Aim of the task: Reproduce nothing but the lines from the start of the material through the line that includes "plt.rcParams['mathtext.fontset'] = 'cm'", both ends included, and omit every picture.

Source data:
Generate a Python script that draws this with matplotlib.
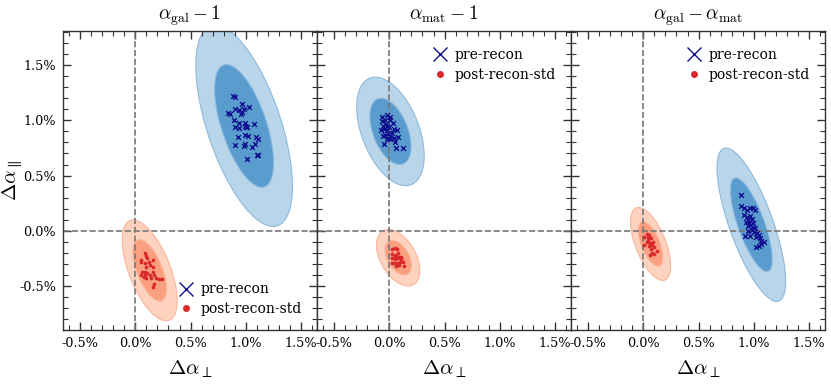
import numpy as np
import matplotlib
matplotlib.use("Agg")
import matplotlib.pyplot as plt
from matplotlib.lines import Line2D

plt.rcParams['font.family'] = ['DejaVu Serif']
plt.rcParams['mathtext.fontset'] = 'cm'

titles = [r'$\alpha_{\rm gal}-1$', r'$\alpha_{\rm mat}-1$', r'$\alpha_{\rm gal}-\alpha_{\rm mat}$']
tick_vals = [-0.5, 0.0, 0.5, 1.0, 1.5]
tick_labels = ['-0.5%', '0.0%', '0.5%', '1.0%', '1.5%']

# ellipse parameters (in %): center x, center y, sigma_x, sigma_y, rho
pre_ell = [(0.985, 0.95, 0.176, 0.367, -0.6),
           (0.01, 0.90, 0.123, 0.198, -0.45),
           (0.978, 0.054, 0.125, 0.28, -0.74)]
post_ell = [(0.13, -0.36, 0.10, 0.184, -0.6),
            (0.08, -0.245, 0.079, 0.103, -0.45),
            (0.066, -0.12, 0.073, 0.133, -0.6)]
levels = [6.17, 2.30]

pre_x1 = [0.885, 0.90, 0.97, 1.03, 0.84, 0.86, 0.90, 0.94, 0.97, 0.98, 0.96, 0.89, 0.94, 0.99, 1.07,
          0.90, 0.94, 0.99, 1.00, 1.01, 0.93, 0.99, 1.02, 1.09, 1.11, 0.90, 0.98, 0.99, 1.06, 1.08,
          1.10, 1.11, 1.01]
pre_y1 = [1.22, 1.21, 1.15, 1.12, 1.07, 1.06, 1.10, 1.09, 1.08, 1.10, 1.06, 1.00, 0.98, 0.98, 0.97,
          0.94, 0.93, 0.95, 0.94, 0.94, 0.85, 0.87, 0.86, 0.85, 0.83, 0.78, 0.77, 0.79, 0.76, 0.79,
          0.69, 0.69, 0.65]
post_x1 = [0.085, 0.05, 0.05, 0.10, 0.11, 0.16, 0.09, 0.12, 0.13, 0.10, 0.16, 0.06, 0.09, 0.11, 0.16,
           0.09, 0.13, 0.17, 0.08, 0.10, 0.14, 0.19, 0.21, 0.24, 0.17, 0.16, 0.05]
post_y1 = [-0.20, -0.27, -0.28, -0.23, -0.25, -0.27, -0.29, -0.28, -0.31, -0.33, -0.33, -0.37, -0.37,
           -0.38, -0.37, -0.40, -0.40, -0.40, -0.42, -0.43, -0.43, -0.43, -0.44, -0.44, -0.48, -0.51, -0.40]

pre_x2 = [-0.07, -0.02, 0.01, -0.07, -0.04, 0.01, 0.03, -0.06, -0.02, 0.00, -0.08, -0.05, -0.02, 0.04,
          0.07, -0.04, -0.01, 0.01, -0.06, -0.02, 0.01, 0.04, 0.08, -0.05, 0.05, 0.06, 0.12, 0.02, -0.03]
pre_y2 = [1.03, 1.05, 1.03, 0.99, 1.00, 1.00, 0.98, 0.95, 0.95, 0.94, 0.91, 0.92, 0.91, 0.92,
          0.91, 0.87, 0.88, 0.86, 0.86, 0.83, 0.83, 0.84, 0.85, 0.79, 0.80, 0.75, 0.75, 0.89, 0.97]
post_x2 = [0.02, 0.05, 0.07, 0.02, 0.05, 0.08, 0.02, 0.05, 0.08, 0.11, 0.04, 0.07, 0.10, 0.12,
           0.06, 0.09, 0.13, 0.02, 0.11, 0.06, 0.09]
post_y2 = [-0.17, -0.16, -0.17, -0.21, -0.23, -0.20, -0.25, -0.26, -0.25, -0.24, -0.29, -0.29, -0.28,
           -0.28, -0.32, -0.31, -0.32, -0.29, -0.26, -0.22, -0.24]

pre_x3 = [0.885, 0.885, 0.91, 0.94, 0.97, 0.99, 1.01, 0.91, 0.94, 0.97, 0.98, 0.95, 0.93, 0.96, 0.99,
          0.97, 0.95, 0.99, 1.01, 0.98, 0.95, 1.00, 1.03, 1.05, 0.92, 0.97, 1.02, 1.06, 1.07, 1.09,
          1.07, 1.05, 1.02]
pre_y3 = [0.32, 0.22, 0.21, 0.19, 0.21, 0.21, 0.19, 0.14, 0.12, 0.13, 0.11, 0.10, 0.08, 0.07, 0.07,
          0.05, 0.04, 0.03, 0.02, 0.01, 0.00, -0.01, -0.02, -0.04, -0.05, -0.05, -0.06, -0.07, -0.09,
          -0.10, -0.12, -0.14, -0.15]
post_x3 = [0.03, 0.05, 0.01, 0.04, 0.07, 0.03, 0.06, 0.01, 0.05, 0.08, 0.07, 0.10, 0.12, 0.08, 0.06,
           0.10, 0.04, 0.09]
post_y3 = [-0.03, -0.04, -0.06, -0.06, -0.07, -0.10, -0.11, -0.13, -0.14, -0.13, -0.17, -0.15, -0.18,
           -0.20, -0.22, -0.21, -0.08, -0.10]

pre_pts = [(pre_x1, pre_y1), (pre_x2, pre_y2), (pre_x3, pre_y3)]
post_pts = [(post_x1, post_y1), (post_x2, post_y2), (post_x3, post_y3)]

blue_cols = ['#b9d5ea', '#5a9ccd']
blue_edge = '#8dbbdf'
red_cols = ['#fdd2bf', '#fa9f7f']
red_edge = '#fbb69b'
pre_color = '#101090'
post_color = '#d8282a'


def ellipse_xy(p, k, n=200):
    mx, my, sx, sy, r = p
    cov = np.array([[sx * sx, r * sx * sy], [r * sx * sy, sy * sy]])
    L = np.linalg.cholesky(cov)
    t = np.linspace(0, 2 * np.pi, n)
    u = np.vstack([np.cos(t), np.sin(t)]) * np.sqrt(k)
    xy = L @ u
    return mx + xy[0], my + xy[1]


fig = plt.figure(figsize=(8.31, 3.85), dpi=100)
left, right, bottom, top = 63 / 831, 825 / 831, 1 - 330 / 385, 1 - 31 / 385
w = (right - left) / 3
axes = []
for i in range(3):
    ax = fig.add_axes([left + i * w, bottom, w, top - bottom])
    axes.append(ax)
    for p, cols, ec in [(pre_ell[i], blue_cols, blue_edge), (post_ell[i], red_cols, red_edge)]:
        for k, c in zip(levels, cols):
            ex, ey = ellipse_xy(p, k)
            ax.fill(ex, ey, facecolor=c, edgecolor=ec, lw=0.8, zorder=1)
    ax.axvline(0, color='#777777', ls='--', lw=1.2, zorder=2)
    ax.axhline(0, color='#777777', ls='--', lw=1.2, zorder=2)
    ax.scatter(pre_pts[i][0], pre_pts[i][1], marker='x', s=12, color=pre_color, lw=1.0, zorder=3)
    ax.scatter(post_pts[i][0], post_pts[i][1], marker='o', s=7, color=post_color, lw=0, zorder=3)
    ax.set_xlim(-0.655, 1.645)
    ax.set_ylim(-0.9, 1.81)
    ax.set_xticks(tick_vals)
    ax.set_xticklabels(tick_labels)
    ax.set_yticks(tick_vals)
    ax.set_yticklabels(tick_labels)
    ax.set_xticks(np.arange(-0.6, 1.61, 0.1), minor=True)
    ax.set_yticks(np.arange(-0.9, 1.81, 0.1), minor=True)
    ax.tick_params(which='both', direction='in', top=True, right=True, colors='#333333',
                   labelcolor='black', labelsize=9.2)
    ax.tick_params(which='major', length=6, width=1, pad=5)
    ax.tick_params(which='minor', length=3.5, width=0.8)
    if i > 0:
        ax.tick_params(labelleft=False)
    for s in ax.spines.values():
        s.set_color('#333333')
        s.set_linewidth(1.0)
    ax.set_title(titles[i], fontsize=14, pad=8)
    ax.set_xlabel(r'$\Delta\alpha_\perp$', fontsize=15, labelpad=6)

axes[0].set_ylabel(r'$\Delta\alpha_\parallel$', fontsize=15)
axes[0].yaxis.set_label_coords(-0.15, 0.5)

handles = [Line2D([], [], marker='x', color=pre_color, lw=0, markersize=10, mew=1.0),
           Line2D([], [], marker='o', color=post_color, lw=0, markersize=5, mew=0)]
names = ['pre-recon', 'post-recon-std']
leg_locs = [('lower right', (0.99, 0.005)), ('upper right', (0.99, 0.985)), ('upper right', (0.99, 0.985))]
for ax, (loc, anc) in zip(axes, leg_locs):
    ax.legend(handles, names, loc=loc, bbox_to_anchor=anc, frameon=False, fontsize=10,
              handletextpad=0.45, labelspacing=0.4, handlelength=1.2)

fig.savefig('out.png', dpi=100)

Task solution:
Generate a Python script that draws this with matplotlib.
import numpy as np
import matplotlib
matplotlib.use("Agg")
import matplotlib.pyplot as plt
from matplotlib.lines import Line2D

plt.rcParams['font.family'] = ['DejaVu Serif']
plt.rcParams['mathtext.fontset'] = 'cm'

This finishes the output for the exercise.